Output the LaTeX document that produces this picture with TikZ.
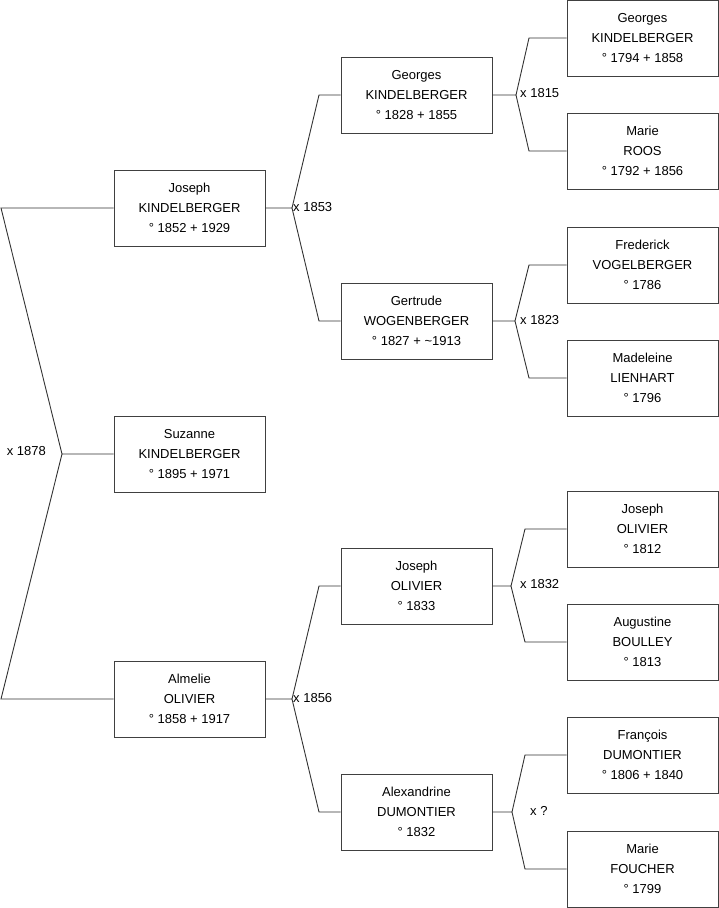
\documentclass[tikz,border=0pt]{standalone}
\usepackage{fontspec}
\setmainfont{Liberation Sans}
\usepackage{tikz}

\tikzset{
  person/.style = {draw = black!75, line width = 0.9pt, fill = white, minimum width = 151pt, minimum height = 76pt,
                   align = center, inner sep = 0pt, font = \fontsize{13}{20}\selectfont},
  link/.style = {draw = black!80, line width = 0.9pt},
  wed/.style = {inner sep = 0pt, font = \fontsize{13}{16}\selectfont}
}

\begin{document}
\begin{tikzpicture}[x = 1pt, y = -1pt]
            \useasboundingbox (0,0) rectangle (719,908);
            \node[person] (JK) at (189.5,208) {Joseph\\KINDELBERGER\\° 1852 + 1929};
            \node[person] (SK) at (189.5,454) {Suzanne\\KINDELBERGER\\° 1895 + 1971};
            \node[person] (AO) at (189.5,699) {Almelie\\OLIVIER\\° 1858 + 1917};
            \node[person] (GK) at (416.5,95) {Georges\\KINDELBERGER\\° 1828 + 1855};
            \node[person] (GW) at (416.5,321) {Gertrude\\WOGENBERGER\\° 1827 + \textasciitilde1913};
            \node[person] (JO) at (416.5,586) {Joseph\\OLIVIER\\° 1833};
            \node[person] (AD) at (416.5,812) {Alexandrine\\DUMONTIER\\° 1832};
            \node[person] (GKa) at (642.5,38) {Georges\\KINDELBERGER\\° 1794 + 1858};
            \node[person] (MR) at (642.5,151) {Marie\\ROOS\\° 1792 + 1856};
            \node[person] (FV) at (642.5,265) {Frederick\\VOGELBERGER\\° 1786};
            \node[person] (ML) at (642.5,378) {Madeleine\\LIENHART\\° 1796};
            \node[person] (JOa) at (642.5,529) {Joseph\\OLIVIER\\° 1812};
            \node[person] (AB) at (642.5,642) {Augustine\\BOULLEY\\° 1813};
            \node[person] (FD) at (642.5,755) {François\\DUMONTIER\\° 1806 + 1840};
            \node[person] (MF) at (642.5,869) {Marie\\FOUCHER\\° 1799};

            \coordinate (m0) at (62,454);
            \coordinate (m0a) at (1,208);
            \coordinate (m0b) at (1,699);
            \coordinate (m1) at (292,208);
            \coordinate (m1a) at (319,95);
            \coordinate (m1b) at (319,321);
            \coordinate (m2) at (292,699);
            \coordinate (m2a) at (319,586);
            \coordinate (m2b) at (319,812);
            \coordinate (m3) at (516,95);
            \coordinate (m3a) at (529,38);
            \coordinate (m3b) at (529,151);
            \coordinate (m4) at (515,321);
            \coordinate (m4a) at (529,265);
            \coordinate (m4b) at (529,378);
            \coordinate (m5) at (511,586);
            \coordinate (m5a) at (525,529);
            \coordinate (m5b) at (525,642);
            \coordinate (m6) at (512,812);
            \coordinate (m6a) at (525,755);
            \coordinate (m6b) at (525,869);

            \path[link] (JK.west) -- (m0a) -- (m0) -- (m0b) -- (AO.west) (m0) -- (SK.west);
            \path[link] (JK.east) -- (m1) (GK.west) -- (m1a) -- (m1) -- (m1b) -- (GW.west);
            \path[link] (AO.east) -- (m2) (JO.west) -- (m2a) -- (m2) -- (m2b) -- (AD.west);
            \path[link] (GK.east) -- (m3) (GKa.west) -- (m3a) -- (m3) -- (m3b) -- (MR.west);
            \path[link] (GW.east) -- (m4) (FV.west) -- (m4a) -- (m4) -- (m4b) -- (ML.west);
            \path[link] (JO.east) -- (m5) (JOa.west) -- (m5a) -- (m5) -- (m5b) -- (AB.west);
            \path[link] (AD.east) -- (m6) (FD.west) -- (m6a) -- (m6) -- (m6b) -- (MF.west);

            \node[wed, anchor = east] (w0) at (46,451) {x 1878};
            \node[wed, anchor = west] (w1) at (293,207) {x 1853};
            \node[wed, anchor = west] (w2) at (293,698) {x 1856};
            \node[wed, anchor = west] (w3) at (520,93) {x 1815};
            \node[wed, anchor = west] (w4) at (520,320) {x 1823};
            \node[wed, anchor = west] (w5) at (520,584) {x 1832};
            \node[wed, anchor = west] (w6) at (530,811) {x ?};
\end{tikzpicture}
\end{document}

***

Give the data again exactly as written, with all pictures left out.

### Result of the exercise
Output the LaTeX document that produces this picture with TikZ.
\documentclass[tikz,border=0pt]{standalone}
\usepackage{fontspec}
\setmainfont{Liberation Sans}
\usepackage{tikz}

\tikzset{
  person/.style = {draw = black!75, line width = 0.9pt, fill = white, minimum width = 151pt, minimum height = 76pt,
                   align = center, inner sep = 0pt, font = \fontsize{13}{20}\selectfont},
  link/.style = {draw = black!80, line width = 0.9pt},
  wed/.style = {inner sep = 0pt, font = \fontsize{13}{16}\selectfont}
}

\begin{document}
\begin{tikzpicture}[x = 1pt, y = -1pt]
            \useasboundingbox (0,0) rectangle (719,908);
            \node[person] (JK) at (189.5,208) {Joseph\\KINDELBERGER\\° 1852 + 1929};
            \node[person] (SK) at (189.5,454) {Suzanne\\KINDELBERGER\\° 1895 + 1971};
            \node[person] (AO) at (189.5,699) {Almelie\\OLIVIER\\° 1858 + 1917};
            \node[person] (GK) at (416.5,95) {Georges\\KINDELBERGER\\° 1828 + 1855};
            \node[person] (GW) at (416.5,321) {Gertrude\\WOGENBERGER\\° 1827 + \textasciitilde1913};
            \node[person] (JO) at (416.5,586) {Joseph\\OLIVIER\\° 1833};
            \node[person] (AD) at (416.5,812) {Alexandrine\\DUMONTIER\\° 1832};
            \node[person] (GKa) at (642.5,38) {Georges\\KINDELBERGER\\° 1794 + 1858};
            \node[person] (MR) at (642.5,151) {Marie\\ROOS\\° 1792 + 1856};
            \node[person] (FV) at (642.5,265) {Frederick\\VOGELBERGER\\° 1786};
            \node[person] (ML) at (642.5,378) {Madeleine\\LIENHART\\° 1796};
            \node[person] (JOa) at (642.5,529) {Joseph\\OLIVIER\\° 1812};
            \node[person] (AB) at (642.5,642) {Augustine\\BOULLEY\\° 1813};
            \node[person] (FD) at (642.5,755) {François\\DUMONTIER\\° 1806 + 1840};
            \node[person] (MF) at (642.5,869) {Marie\\FOUCHER\\° 1799};

            \coordinate (m0) at (62,454);
            \coordinate (m0a) at (1,208);
            \coordinate (m0b) at (1,699);
            \coordinate (m1) at (292,208);
            \coordinate (m1a) at (319,95);
            \coordinate (m1b) at (319,321);
            \coordinate (m2) at (292,699);
            \coordinate (m2a) at (319,586);
            \coordinate (m2b) at (319,812);
            \coordinate (m3) at (516,95);
            \coordinate (m3a) at (529,38);
            \coordinate (m3b) at (529,151);
            \coordinate (m4) at (515,321);
            \coordinate (m4a) at (529,265);
            \coordinate (m4b) at (529,378);
            \coordinate (m5) at (511,586);
            \coordinate (m5a) at (525,529);
            \coordinate (m5b) at (525,642);
            \coordinate (m6) at (512,812);
            \coordinate (m6a) at (525,755);
            \coordinate (m6b) at (525,869);

            \path[link] (JK.west) -- (m0a) -- (m0) -- (m0b) -- (AO.west) (m0) -- (SK.west);
            \path[link] (JK.east) -- (m1) (GK.west) -- (m1a) -- (m1) -- (m1b) -- (GW.west);
            \path[link] (AO.east) -- (m2) (JO.west) -- (m2a) -- (m2) -- (m2b) -- (AD.west);
            \path[link] (GK.east) -- (m3) (GKa.west) -- (m3a) -- (m3) -- (m3b) -- (MR.west);
            \path[link] (GW.east) -- (m4) (FV.west) -- (m4a) -- (m4) -- (m4b) -- (ML.west);
            \path[link] (JO.east) -- (m5) (JOa.west) -- (m5a) -- (m5) -- (m5b) -- (AB.west);
            \path[link] (AD.east) -- (m6) (FD.west) -- (m6a) -- (m6) -- (m6b) -- (MF.west);

            \node[wed, anchor = east] (w0) at (46,451) {x 1878};
            \node[wed, anchor = west] (w1) at (293,207) {x 1853};
            \node[wed, anchor = west] (w2) at (293,698) {x 1856};
            \node[wed, anchor = west] (w3) at (520,93) {x 1815};
            \node[wed, anchor = west] (w4) at (520,320) {x 1823};
            \node[wed, anchor = west] (w5) at (520,584) {x 1832};
            \node[wed, anchor = west] (w6) at (530,811) {x ?};
\end{tikzpicture}
\end{document}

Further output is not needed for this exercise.